• [What you should do]: Output the material below in its entirety, exactly as given.
============
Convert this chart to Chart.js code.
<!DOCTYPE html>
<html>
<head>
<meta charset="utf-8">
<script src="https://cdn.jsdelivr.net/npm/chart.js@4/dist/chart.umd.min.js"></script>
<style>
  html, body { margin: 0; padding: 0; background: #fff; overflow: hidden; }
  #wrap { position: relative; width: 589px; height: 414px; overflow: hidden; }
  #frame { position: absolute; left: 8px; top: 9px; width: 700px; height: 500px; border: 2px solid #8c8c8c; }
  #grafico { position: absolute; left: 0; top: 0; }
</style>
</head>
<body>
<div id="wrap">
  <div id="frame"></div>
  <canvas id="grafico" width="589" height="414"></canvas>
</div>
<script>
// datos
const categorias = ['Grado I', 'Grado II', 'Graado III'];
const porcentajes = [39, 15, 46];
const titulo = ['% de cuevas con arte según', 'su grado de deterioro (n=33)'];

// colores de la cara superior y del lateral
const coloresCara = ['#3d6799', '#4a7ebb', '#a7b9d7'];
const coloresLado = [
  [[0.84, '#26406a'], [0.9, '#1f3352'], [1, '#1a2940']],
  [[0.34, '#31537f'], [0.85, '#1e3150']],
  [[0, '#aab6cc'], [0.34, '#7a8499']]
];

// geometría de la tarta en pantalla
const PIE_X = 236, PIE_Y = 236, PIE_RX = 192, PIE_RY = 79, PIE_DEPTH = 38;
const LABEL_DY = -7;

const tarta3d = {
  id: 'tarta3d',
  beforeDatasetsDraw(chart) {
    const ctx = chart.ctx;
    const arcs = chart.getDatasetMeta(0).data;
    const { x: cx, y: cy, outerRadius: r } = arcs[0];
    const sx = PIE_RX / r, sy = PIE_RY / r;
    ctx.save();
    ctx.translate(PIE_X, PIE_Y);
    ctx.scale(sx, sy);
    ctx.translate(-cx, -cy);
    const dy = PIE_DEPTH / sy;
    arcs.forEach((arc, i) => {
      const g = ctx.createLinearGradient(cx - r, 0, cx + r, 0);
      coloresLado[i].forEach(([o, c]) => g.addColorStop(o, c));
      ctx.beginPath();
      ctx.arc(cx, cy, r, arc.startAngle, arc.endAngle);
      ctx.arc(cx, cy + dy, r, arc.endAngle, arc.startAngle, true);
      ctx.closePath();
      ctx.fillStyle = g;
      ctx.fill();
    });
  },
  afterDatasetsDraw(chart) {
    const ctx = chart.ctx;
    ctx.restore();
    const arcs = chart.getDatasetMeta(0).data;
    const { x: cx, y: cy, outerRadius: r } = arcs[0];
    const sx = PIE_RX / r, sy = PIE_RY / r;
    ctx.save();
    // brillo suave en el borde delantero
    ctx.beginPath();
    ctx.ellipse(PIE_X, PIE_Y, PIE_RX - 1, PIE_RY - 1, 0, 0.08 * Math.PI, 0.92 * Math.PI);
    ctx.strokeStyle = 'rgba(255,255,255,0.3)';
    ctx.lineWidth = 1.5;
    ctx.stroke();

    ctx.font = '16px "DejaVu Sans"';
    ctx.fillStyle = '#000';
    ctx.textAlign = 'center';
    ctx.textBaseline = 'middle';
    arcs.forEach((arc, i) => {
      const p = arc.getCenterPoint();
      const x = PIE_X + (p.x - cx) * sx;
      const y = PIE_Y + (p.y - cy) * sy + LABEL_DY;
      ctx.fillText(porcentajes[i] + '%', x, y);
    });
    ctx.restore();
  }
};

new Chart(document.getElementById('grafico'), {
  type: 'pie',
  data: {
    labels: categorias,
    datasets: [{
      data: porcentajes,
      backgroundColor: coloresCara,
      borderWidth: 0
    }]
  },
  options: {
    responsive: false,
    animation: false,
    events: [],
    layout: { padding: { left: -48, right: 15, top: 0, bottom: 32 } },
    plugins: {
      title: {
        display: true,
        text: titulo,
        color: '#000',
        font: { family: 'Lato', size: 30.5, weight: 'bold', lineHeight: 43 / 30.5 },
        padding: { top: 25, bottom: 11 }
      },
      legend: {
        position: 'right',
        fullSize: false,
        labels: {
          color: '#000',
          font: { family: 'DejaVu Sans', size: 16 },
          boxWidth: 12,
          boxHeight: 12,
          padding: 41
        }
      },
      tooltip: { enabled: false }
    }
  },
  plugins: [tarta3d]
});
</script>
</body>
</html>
============
• [Response to this exercise]:
Convert this chart to Chart.js code.
<!DOCTYPE html>
<html>
<head>
<meta charset="utf-8">
<script src="https://cdn.jsdelivr.net/npm/chart.js@4/dist/chart.umd.min.js"></script>
<style>
  html, body { margin: 0; padding: 0; background: #fff; overflow: hidden; }
  #wrap { position: relative; width: 589px; height: 414px; overflow: hidden; }
  #frame { position: absolute; left: 8px; top: 9px; width: 700px; height: 500px; border: 2px solid #8c8c8c; }
  #grafico { position: absolute; left: 0; top: 0; }
</style>
</head>
<body>
<div id="wrap">
  <div id="frame"></div>
  <canvas id="grafico" width="589" height="414"></canvas>
</div>
<script>
// datos
const categorias = ['Grado I', 'Grado II', 'Graado III'];
const porcentajes = [39, 15, 46];
const titulo = ['% de cuevas con arte según', 'su grado de deterioro (n=33)'];

// colores de la cara superior y del lateral
const coloresCara = ['#3d6799', '#4a7ebb', '#a7b9d7'];
const coloresLado = [
  [[0.84, '#26406a'], [0.9, '#1f3352'], [1, '#1a2940']],
  [[0.34, '#31537f'], [0.85, '#1e3150']],
  [[0, '#aab6cc'], [0.34, '#7a8499']]
];

// geometría de la tarta en pantalla
const PIE_X = 236, PIE_Y = 236, PIE_RX = 192, PIE_RY = 79, PIE_DEPTH = 38;
const LABEL_DY = -7;

const tarta3d = {
  id: 'tarta3d',
  beforeDatasetsDraw(chart) {
    const ctx = chart.ctx;
    const arcs = chart.getDatasetMeta(0).data;
    const { x: cx, y: cy, outerRadius: r } = arcs[0];
    const sx = PIE_RX / r, sy = PIE_RY / r;
    ctx.save();
    ctx.translate(PIE_X, PIE_Y);
    ctx.scale(sx, sy);
    ctx.translate(-cx, -cy);
    const dy = PIE_DEPTH / sy;
    arcs.forEach((arc, i) => {
      const g = ctx.createLinearGradient(cx - r, 0, cx + r, 0);
      coloresLado[i].forEach(([o, c]) => g.addColorStop(o, c));
      ctx.beginPath();
      ctx.arc(cx, cy, r, arc.startAngle, arc.endAngle);
      ctx.arc(cx, cy + dy, r, arc.endAngle, arc.startAngle, true);
      ctx.closePath();
      ctx.fillStyle = g;
      ctx.fill();
    });
  },
  afterDatasetsDraw(chart) {
    const ctx = chart.ctx;
    ctx.restore();
    const arcs = chart.getDatasetMeta(0).data;
    const { x: cx, y: cy, outerRadius: r } = arcs[0];
    const sx = PIE_RX / r, sy = PIE_RY / r;
    ctx.save();
    // brillo suave en el borde delantero
    ctx.beginPath();
    ctx.ellipse(PIE_X, PIE_Y, PIE_RX - 1, PIE_RY - 1, 0, 0.08 * Math.PI, 0.92 * Math.PI);
    ctx.strokeStyle = 'rgba(255,255,255,0.3)';
    ctx.lineWidth = 1.5;
    ctx.stroke();

    ctx.font = '16px "DejaVu Sans"';
    ctx.fillStyle = '#000';
    ctx.textAlign = 'center';
    ctx.textBaseline = 'middle';
    arcs.forEach((arc, i) => {
      const p = arc.getCenterPoint();
      const x = PIE_X + (p.x - cx) * sx;
      const y = PIE_Y + (p.y - cy) * sy + LABEL_DY;
      ctx.fillText(porcentajes[i] + '%', x, y);
    });
    ctx.restore();
  }
};

new Chart(document.getElementById('grafico'), {
  type: 'pie',
  data: {
    labels: categorias,
    datasets: [{
      data: porcentajes,
      backgroundColor: coloresCara,
      borderWidth: 0
    }]
  },
  options: {
    responsive: false,
    animation: false,
    events: [],
    layout: { padding: { left: -48, right: 15, top: 0, bottom: 32 } },
    plugins: {
      title: {
        display: true,
        text: titulo,
        color: '#000',
        font: { family: 'Lato', size: 30.5, weight: 'bold', lineHeight: 43 / 30.5 },
        padding: { top: 25, bottom: 11 }
      },
      legend: {
        position: 'right',
        fullSize: false,
        labels: {
          color: '#000',
          font: { family: 'DejaVu Sans', size: 16 },
          boxWidth: 12,
          boxHeight: 12,
          padding: 41
        }
      },
      tooltip: { enabled: false }
    }
  },
  plugins: [tarta3d]
});
</script>
</body>
</html>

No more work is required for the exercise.